▶ **TASK**: Write out all of the data exactly as it appears.

BEGIN GIVEN MATERIAL

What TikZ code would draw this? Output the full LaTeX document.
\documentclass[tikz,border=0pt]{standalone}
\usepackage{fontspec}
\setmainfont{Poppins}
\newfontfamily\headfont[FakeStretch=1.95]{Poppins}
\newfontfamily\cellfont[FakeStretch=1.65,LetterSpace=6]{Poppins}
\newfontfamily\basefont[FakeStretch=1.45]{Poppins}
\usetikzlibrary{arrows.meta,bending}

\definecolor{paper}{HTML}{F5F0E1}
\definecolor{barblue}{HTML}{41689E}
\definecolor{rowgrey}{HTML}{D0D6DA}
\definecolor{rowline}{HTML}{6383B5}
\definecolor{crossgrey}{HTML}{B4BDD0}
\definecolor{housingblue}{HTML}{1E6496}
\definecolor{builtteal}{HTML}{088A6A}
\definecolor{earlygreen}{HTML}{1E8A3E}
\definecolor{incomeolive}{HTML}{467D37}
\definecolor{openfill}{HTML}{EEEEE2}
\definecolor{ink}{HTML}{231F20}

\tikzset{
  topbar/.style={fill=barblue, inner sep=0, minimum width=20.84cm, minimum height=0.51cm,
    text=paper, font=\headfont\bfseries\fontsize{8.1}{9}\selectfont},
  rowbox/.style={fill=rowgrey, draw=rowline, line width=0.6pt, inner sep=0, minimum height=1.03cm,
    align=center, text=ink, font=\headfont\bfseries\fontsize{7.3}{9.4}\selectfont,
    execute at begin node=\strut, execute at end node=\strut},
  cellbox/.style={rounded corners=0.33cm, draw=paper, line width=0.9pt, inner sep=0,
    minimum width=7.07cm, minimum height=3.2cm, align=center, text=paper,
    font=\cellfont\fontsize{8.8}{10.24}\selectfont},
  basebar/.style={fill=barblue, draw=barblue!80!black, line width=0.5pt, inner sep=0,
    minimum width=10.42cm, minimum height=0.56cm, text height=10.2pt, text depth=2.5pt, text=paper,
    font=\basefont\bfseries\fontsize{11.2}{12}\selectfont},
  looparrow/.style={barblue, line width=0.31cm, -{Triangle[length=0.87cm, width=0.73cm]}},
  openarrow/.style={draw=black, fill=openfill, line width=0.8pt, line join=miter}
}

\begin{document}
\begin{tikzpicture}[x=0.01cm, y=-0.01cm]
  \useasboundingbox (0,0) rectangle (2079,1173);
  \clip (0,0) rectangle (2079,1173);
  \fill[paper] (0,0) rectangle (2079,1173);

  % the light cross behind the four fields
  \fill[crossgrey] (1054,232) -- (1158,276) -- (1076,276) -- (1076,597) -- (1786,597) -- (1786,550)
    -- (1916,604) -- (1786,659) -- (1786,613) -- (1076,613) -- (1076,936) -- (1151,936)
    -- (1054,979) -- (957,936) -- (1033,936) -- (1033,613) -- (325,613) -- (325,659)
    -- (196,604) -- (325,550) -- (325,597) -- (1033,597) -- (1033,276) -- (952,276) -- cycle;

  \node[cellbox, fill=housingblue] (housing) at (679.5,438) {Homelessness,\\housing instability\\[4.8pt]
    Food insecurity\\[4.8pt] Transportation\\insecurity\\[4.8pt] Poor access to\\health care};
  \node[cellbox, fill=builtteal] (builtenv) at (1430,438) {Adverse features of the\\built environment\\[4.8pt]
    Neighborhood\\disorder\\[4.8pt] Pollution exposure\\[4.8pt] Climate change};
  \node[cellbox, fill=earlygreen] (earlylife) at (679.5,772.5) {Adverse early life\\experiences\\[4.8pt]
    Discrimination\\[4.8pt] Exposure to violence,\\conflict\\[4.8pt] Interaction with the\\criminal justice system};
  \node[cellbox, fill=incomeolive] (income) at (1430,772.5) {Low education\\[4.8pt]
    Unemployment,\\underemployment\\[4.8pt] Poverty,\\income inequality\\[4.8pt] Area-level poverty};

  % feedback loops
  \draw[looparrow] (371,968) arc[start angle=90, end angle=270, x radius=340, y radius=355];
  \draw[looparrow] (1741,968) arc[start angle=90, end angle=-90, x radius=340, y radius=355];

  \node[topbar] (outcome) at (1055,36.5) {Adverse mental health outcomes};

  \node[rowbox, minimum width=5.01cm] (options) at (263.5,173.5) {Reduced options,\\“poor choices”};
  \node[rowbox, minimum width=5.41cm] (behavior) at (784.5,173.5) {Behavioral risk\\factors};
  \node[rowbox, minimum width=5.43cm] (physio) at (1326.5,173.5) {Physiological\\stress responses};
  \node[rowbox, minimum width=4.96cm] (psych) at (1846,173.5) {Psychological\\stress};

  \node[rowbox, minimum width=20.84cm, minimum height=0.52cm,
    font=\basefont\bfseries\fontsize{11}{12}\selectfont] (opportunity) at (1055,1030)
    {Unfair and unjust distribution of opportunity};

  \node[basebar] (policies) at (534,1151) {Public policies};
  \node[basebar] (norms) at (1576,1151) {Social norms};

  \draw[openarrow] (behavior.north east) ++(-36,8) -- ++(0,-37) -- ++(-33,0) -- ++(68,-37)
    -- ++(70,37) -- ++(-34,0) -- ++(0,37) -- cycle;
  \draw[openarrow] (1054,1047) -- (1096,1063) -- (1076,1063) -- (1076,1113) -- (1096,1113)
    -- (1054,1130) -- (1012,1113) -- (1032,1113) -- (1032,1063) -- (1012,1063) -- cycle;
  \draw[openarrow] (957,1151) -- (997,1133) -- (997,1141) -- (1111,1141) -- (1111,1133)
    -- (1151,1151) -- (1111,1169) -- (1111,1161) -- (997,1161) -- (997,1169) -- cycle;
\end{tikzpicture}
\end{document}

END GIVEN MATERIAL

▶ **OUTPUT FOR THIS TASK**:
What TikZ code would draw this? Output the full LaTeX document.
\documentclass[tikz,border=0pt]{standalone}
\usepackage{fontspec}
\setmainfont{Poppins}
\newfontfamily\headfont[FakeStretch=1.95]{Poppins}
\newfontfamily\cellfont[FakeStretch=1.65,LetterSpace=6]{Poppins}
\newfontfamily\basefont[FakeStretch=1.45]{Poppins}
\usetikzlibrary{arrows.meta,bending}

\definecolor{paper}{HTML}{F5F0E1}
\definecolor{barblue}{HTML}{41689E}
\definecolor{rowgrey}{HTML}{D0D6DA}
\definecolor{rowline}{HTML}{6383B5}
\definecolor{crossgrey}{HTML}{B4BDD0}
\definecolor{housingblue}{HTML}{1E6496}
\definecolor{builtteal}{HTML}{088A6A}
\definecolor{earlygreen}{HTML}{1E8A3E}
\definecolor{incomeolive}{HTML}{467D37}
\definecolor{openfill}{HTML}{EEEEE2}
\definecolor{ink}{HTML}{231F20}

\tikzset{
  topbar/.style={fill=barblue, inner sep=0, minimum width=20.84cm, minimum height=0.51cm,
    text=paper, font=\headfont\bfseries\fontsize{8.1}{9}\selectfont},
  rowbox/.style={fill=rowgrey, draw=rowline, line width=0.6pt, inner sep=0, minimum height=1.03cm,
    align=center, text=ink, font=\headfont\bfseries\fontsize{7.3}{9.4}\selectfont,
    execute at begin node=\strut, execute at end node=\strut},
  cellbox/.style={rounded corners=0.33cm, draw=paper, line width=0.9pt, inner sep=0,
    minimum width=7.07cm, minimum height=3.2cm, align=center, text=paper,
    font=\cellfont\fontsize{8.8}{10.24}\selectfont},
  basebar/.style={fill=barblue, draw=barblue!80!black, line width=0.5pt, inner sep=0,
    minimum width=10.42cm, minimum height=0.56cm, text height=10.2pt, text depth=2.5pt, text=paper,
    font=\basefont\bfseries\fontsize{11.2}{12}\selectfont},
  looparrow/.style={barblue, line width=0.31cm, -{Triangle[length=0.87cm, width=0.73cm]}},
  openarrow/.style={draw=black, fill=openfill, line width=0.8pt, line join=miter}
}

\begin{document}
\begin{tikzpicture}[x=0.01cm, y=-0.01cm]
  \useasboundingbox (0,0) rectangle (2079,1173);
  \clip (0,0) rectangle (2079,1173);
  \fill[paper] (0,0) rectangle (2079,1173);

  % the light cross behind the four fields
  \fill[crossgrey] (1054,232) -- (1158,276) -- (1076,276) -- (1076,597) -- (1786,597) -- (1786,550)
    -- (1916,604) -- (1786,659) -- (1786,613) -- (1076,613) -- (1076,936) -- (1151,936)
    -- (1054,979) -- (957,936) -- (1033,936) -- (1033,613) -- (325,613) -- (325,659)
    -- (196,604) -- (325,550) -- (325,597) -- (1033,597) -- (1033,276) -- (952,276) -- cycle;

  \node[cellbox, fill=housingblue] (housing) at (679.5,438) {Homelessness,\\housing instability\\[4.8pt]
    Food insecurity\\[4.8pt] Transportation\\insecurity\\[4.8pt] Poor access to\\health care};
  \node[cellbox, fill=builtteal] (builtenv) at (1430,438) {Adverse features of the\\built environment\\[4.8pt]
    Neighborhood\\disorder\\[4.8pt] Pollution exposure\\[4.8pt] Climate change};
  \node[cellbox, fill=earlygreen] (earlylife) at (679.5,772.5) {Adverse early life\\experiences\\[4.8pt]
    Discrimination\\[4.8pt] Exposure to violence,\\conflict\\[4.8pt] Interaction with the\\criminal justice system};
  \node[cellbox, fill=incomeolive] (income) at (1430,772.5) {Low education\\[4.8pt]
    Unemployment,\\underemployment\\[4.8pt] Poverty,\\income inequality\\[4.8pt] Area-level poverty};

  % feedback loops
  \draw[looparrow] (371,968) arc[start angle=90, end angle=270, x radius=340, y radius=355];
  \draw[looparrow] (1741,968) arc[start angle=90, end angle=-90, x radius=340, y radius=355];

  \node[topbar] (outcome) at (1055,36.5) {Adverse mental health outcomes};

  \node[rowbox, minimum width=5.01cm] (options) at (263.5,173.5) {Reduced options,\\“poor choices”};
  \node[rowbox, minimum width=5.41cm] (behavior) at (784.5,173.5) {Behavioral risk\\factors};
  \node[rowbox, minimum width=5.43cm] (physio) at (1326.5,173.5) {Physiological\\stress responses};
  \node[rowbox, minimum width=4.96cm] (psych) at (1846,173.5) {Psychological\\stress};

  \node[rowbox, minimum width=20.84cm, minimum height=0.52cm,
    font=\basefont\bfseries\fontsize{11}{12}\selectfont] (opportunity) at (1055,1030)
    {Unfair and unjust distribution of opportunity};

  \node[basebar] (policies) at (534,1151) {Public policies};
  \node[basebar] (norms) at (1576,1151) {Social norms};

  \draw[openarrow] (behavior.north east) ++(-36,8) -- ++(0,-37) -- ++(-33,0) -- ++(68,-37)
    -- ++(70,37) -- ++(-34,0) -- ++(0,37) -- cycle;
  \draw[openarrow] (1054,1047) -- (1096,1063) -- (1076,1063) -- (1076,1113) -- (1096,1113)
    -- (1054,1130) -- (1012,1113) -- (1032,1113) -- (1032,1063) -- (1012,1063) -- cycle;
  \draw[openarrow] (957,1151) -- (997,1133) -- (997,1141) -- (1111,1141) -- (1111,1133)
    -- (1151,1151) -- (1111,1169) -- (1111,1161) -- (997,1161) -- (997,1169) -- cycle;
\end{tikzpicture}
\end{document}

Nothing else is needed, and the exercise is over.